In my opinion you have two options: hope they don’t find you or provide whatever help you can to Amazon and ask for consideration. We have all seen the cop shows on TV where the first people to ask are the ones that get the deal. Ask for the deal. Amazon is motivated. The press is squeezing them like an orange. The faster they can take out the worst actors, the better for everyone. Hope is not a strategy.
If you have useful information about worst actors in or out of Amazon, give us a call and we’ll talk in strict confidence. Maybe we can assist you in moving forward and not waiting for the Amazon hammer to fall. Perhaps you have information you’d like to share, but you don’t want your name attached to it. We can discuss that as well.

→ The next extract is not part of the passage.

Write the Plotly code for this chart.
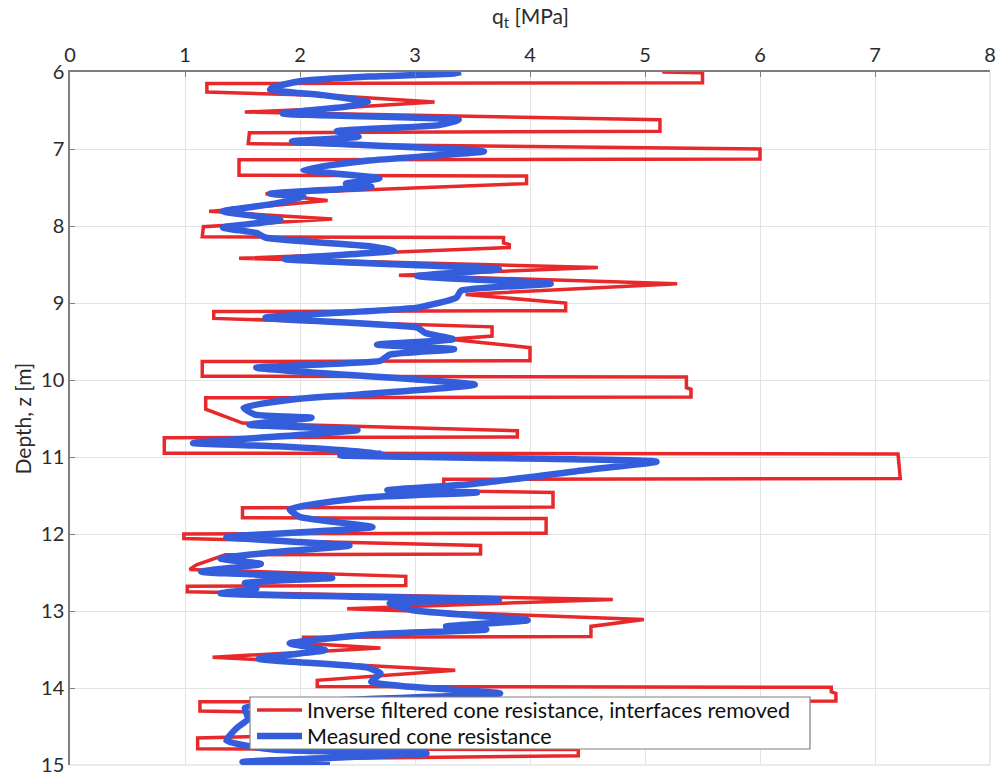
import plotly.graph_objects as go

# Inverse filtered cone resistance (red): depth [m], qt [MPa]
red_z = [6.00, 6.01, 6.14, 6.15, 6.26, 6.31, 6.39, 6.47, 6.52, 6.62, 6.77, 6.79, 6.93, 7.00, 7.13, 7.14,
         7.34, 7.35, 7.45, 7.58, 7.67, 7.81, 7.91, 8.01, 8.14, 8.15, 8.22, 8.24, 8.28, 8.42, 8.54, 8.64,
         8.75, 8.89, 9.00, 9.10, 9.11, 9.20, 9.31, 9.43, 9.47, 9.58, 9.75, 9.76, 9.95, 9.96, 10.10, 10.12,
         10.22, 10.23, 10.38, 10.45, 10.56, 10.66, 10.74, 10.75, 10.95, 10.96, 11.28, 11.29, 11.44, 11.46,
         11.65, 11.66, 11.79, 11.80, 11.99, 12.00, 12.06, 12.15, 12.26, 12.27, 12.40, 12.46, 12.55, 12.67,
         12.68, 12.75, 12.85, 12.97, 13.11, 13.20, 13.33, 13.34, 13.42, 13.48, 13.60, 13.77, 13.90, 13.98,
         13.99, 14.05, 14.07, 14.17, 14.18, 14.30, 14.33, 14.60, 14.65, 14.79, 14.80, 14.88, 14.92, 15.00]
red_q = [5.15, 5.50, 5.50, 1.19, 1.19, 2.30, 3.17, 2.30, 1.52, 5.13, 5.13, 1.56, 1.55, 6.00, 6.00, 1.47,
         1.47, 3.97, 3.97, 1.70, 2.24, 1.21, 2.28, 1.16, 1.15, 3.77, 3.77, 3.82, 3.82, 1.47, 4.59, 2.86,
         5.28, 3.44, 4.31, 4.31, 1.25, 1.25, 3.67, 3.67, 3.30, 4.00, 4.00, 1.15, 1.15, 5.36, 5.36, 5.40,
         5.40, 1.18, 1.18, 1.30, 1.50, 3.89, 3.89, 0.82, 0.82, 7.20, 7.22, 3.25, 3.25, 4.20,
         4.20, 1.50, 1.50, 4.14, 4.14, 0.99, 0.99, 3.57, 3.57, 1.35, 1.10, 1.04, 2.92, 2.92,
         1.02, 1.02, 4.72, 2.41, 4.99, 4.53, 4.53, 2.03, 2.03, 2.70, 1.24, 3.35, 2.15, 2.15,
         6.62, 6.62, 6.66, 6.66, 1.13, 1.13, 2.30, 2.30, 1.11, 1.11, 4.42, 4.42, 2.00, 1.80]

# Measured cone resistance (blue)
blue_z = [6.00, 6.02, 6.06, 6.12, 6.20, 6.23, 6.30, 6.39, 6.45, 6.54, 6.62, 6.69, 6.77, 6.84, 6.90, 7.03,
          7.15, 7.27, 7.38, 7.45, 7.49, 7.58, 7.62, 7.71, 7.81, 7.92, 8.02, 8.09, 8.15, 8.26, 8.32, 8.43,
          8.56, 8.65, 8.75, 8.84, 8.93, 9.06, 9.19, 9.32, 9.39, 9.47, 9.54, 9.60, 9.67, 9.75, 9.84, 10.06,
          10.19, 10.25, 10.36, 10.45, 10.49, 10.58, 10.65, 10.82, 10.86, 10.95, 10.98, 11.06, 11.16, 11.35,
          11.43, 11.46, 11.53, 11.68, 11.78, 11.91, 12.04, 12.15, 12.23, 12.32, 12.39, 12.49, 12.57, 12.64,
          12.71, 12.77, 12.85, 12.90, 12.99, 13.12, 13.20, 13.24, 13.30, 13.42, 13.49, 13.51, 13.62, 13.73,
          13.81, 13.92, 14.07, 14.15, 14.26, 14.40, 14.52, 14.68, 14.80, 14.85, 14.96, 15.00]
blue_q = [3.40, 3.33, 2.60, 2.00, 1.76, 1.74, 2.20, 2.59, 2.40, 1.85, 3.38, 3.21, 2.32, 2.51, 1.93, 3.60,
          2.60, 2.03, 2.69, 2.40, 2.62, 1.74, 2.03, 1.78, 1.33, 1.83, 1.33, 1.62, 1.70, 2.59, 2.82, 1.87,
          3.73, 3.02, 4.18, 3.40, 3.36, 3.02, 1.70, 3.02, 3.09, 3.33, 2.67, 3.34, 2.78, 2.70, 1.62, 3.52,
          2.50, 1.95, 1.51, 1.61, 2.10, 1.56, 2.50, 1.07, 1.80, 2.72, 2.35, 5.10, 4.54, 3.50,
          2.76, 3.54, 2.55, 1.91, 2.00, 2.63, 1.36, 2.43, 1.81, 1.31, 1.66, 1.14, 2.28, 1.52,
          1.62, 1.31, 3.73, 2.78, 2.98, 3.98, 3.27, 3.62, 2.67, 1.91, 2.16, 2.22, 1.64, 2.57,
          2.70, 2.62, 3.74, 2.50, 1.52, 1.55, 1.45, 1.36, 1.77, 3.10, 1.50, 2.26]

x_ticks = [0, 1, 2, 3, 4, 5, 6, 7, 8]
y_ticks = [6, 7, 8, 9, 10, 11, 12, 13, 14, 15]

red_name = "Inverse filtered cone resistance, interfaces removed"
blue_name = "Measured cone resistance"
RED = "#e8292b"
BLUE = "#345ddb"

FONT = "Lato"
TXT = "#2b2b2b"

W, H = 999, 778
ML, MR, MT, MB = 70, 9, 72, 13
PH = H - MT - MB
PW = W - ML - MR


def px_x(p):
    return (p - ML) / PW


def px_y(p):
    return (MT + PH - p) / PH


ROW1, ROW2 = 710, 736

fig = go.Figure()
fig.add_trace(go.Scatter(x=red_q, y=red_z, mode="lines", name=red_name, showlegend=False,
                         line=dict(color=RED, width=3.5)))
fig.add_trace(go.Scatter(x=blue_q, y=blue_z, mode="lines", name=blue_name, showlegend=False,
                         line=dict(color=BLUE, width=6.5, shape="spline", smoothing=0.5)))

# legend box (drawn where the original legend sits)
shapes = [
    dict(type="line", xref="paper", yref="paper", x0=1, x1=1, y0=0, y1=1,
         line=dict(color="#e3e3e3", width=1.5), layer="below"),
    dict(type="line", xref="paper", yref="paper", x0=0, x1=1, y0=0, y1=0,
         line=dict(color="#e3e3e3", width=1.5), layer="below"),
    dict(type="rect", xref="paper", yref="paper", x0=px_x(250), x1=px_x(810), y0=px_y(749), y1=px_y(697),
         fillcolor="white", line=dict(color="#808080", width=1.2), layer="above"),
    dict(type="line", xref="paper", yref="paper", x0=px_x(257), x1=px_x(302), y0=px_y(ROW1), y1=px_y(ROW1),
         line=dict(color=RED, width=3.5), layer="above"),
    dict(type="line", xref="paper", yref="paper", x0=px_x(257), x1=px_x(302), y0=px_y(ROW2), y1=px_y(ROW2),
         line=dict(color=BLUE, width=6.5), layer="above"),
]

annotations = [
    dict(text="q<sub>t</sub> [MPa]", xref="paper", yref="paper", x=0.5, y=px_y(17),
         xanchor="center", yanchor="middle", showarrow=False,
         font=dict(size=21, family=FONT, color=TXT)),
    dict(text="Depth, z [m]", xref="paper", yref="paper", x=px_x(22), y=0.5,
         xanchor="center", yanchor="middle", showarrow=False, textangle=-90,
         font=dict(size=21, family=FONT, color=TXT)),
    dict(text=red_name, xref="paper", yref="paper", x=px_x(306), y=px_y(ROW1),
         xanchor="left", yanchor="middle", showarrow=False, borderpad=0,
         font=dict(size=21.5, family=FONT, color="#111111")),
    dict(text=blue_name, xref="paper", yref="paper", x=px_x(306), y=px_y(ROW2),
         xanchor="left", yanchor="middle", showarrow=False, borderpad=0,
         font=dict(size=21.5, family=FONT, color="#111111")),
]

fig.update_layout(
    width=W, height=H,
    margin=dict(l=ML, r=MR, t=MT, b=MB, autoexpand=False),
    paper_bgcolor="white", plot_bgcolor="white",
    font=dict(family=FONT, color=TXT, size=20),
    showlegend=False,
    xaxis=dict(side="top", range=[0, 8], tickvals=x_ticks, ticktext=[str(v) for v in x_ticks],
               showgrid=True, gridcolor="#e3e3e3", gridwidth=1,
               showline=True, linecolor="#7f7f7f", linewidth=1.5,
               ticks="inside", ticklen=5, tickcolor="#7f7f7f",
               zeroline=False, automargin=False,
               tickfont=dict(size=20, family=FONT, color=TXT)),
    yaxis=dict(range=[15, 6], tickvals=y_ticks, ticktext=[str(v) for v in y_ticks],
               showgrid=True, gridcolor="#e3e3e3", gridwidth=1,
               showline=True, linecolor="#7f7f7f", linewidth=1.5,
               ticks="inside", ticklen=5, tickcolor="#7f7f7f",
               zeroline=False, automargin=False,
               tickfont=dict(size=20, family=FONT, color=TXT)),
    shapes=shapes,
    annotations=annotations,
)

# remove the default 8px page margin so the figure fills the window exactly
fig.write_html("out.html", config={"displayModeBar": False},
               post_script="document.body.style.margin='0';")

Our clients come to us because we can help them with most problems and, importantly, because we are not the Amazon police. We never share our clients’ names or data without express permission or unless they share that information themselves in a public forum – like testimonials.
I know talking about worst actors is an uncomfortable topic, but please remember this:
“The only thing necessary for the triumph of evil is for good men to do nothing” – Edmund Burke
If some of you are now thinking you’ve broken the rules without meaning to, let’s talk about how you might fix the situation. The first 15 minutes is free and should be enough time for us to determine if we can help you.
With any luck, 2019 will be the year that things get better for sellers. But we cannot stay uninvolved and wait for Amazon to solve our problems for us. It will take sellers and Amazon working together to take bad actors out.
What do you predict for Amazon sellers in 2019? Have you felt the effects of worst actors in your business yet?